I want to point out he is very low content so basically still very much a dog mix like a tamskan or native Indian dog.

Here are his photos, the one where he's on the bed is the first day I got him. You can see how his coat has changed color. He's a big goofy puppy and has a very close bond with me.


----------



## luv mi pets (Feb 5, 2012)

Cute puppy good luck and hope you have enough rawhide bones for him


----------



## Tainted (Jan 23, 2012)

He's super cute. Especially in that first picture.


----------



## Firestorm (Feb 21, 2010)

I just died from sheer cuteness. What's his name?


----------



## Sparkelina (Feb 1, 2013)

what a cute boy!


----------



## Cindy23323 (Mar 31, 2010)

He's a very cute pup. Do you have any pictures of the parents? He cant have much wolf in there being born this time of year. Plus I'm not seeing a lot either.


----------



## dogloverforlife (Feb 23, 2013)

He is a very handsome puppy.


----------



## SydTheSpaniel (Feb 12, 2011)

Cute! He actually looks a lot like my GSD I had growing up. She had very similar color before she lightened up into more of a white/gray/black coat. Made her look wolfish but she was a purebred GSD!


----------



## Firestorm (Feb 21, 2010)

I think it's a normal variation for some Shepherds to go through a color variation as they get older. But some don't seem to. My sister's German Shepherd, (ACK) registered didn't really go through that color variation.. She could be just the exception though. 

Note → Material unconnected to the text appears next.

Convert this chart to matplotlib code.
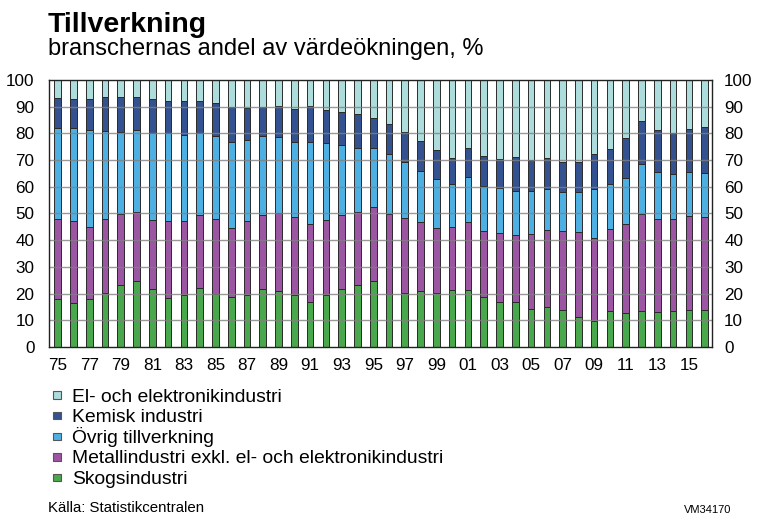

I also agree with Cindy. Though I wonder...could it be a low -no content? I see a lot of German Shepherd in there though.


----------



## mlindsay (Jan 14, 2012)

I dont see much wolf in him. Hes adorable but is probably more of a german shepherd/nothern breed mix then a wolfdog. High contents arent born this early, they are born in the spring months as both high content males and females are only fertile in the winter months.


----------



## PeachCream (Feb 22, 2013)

Thanks for all the kind comments, just to answer some of your questions.

His name is Essence, 

Cindy23323, if you would like photos of the parents I would be happy to send them in a private message as I don't want to post online because they are not mine. I also agree with you on the time of year he was born is for sure a sign he is not a very high content.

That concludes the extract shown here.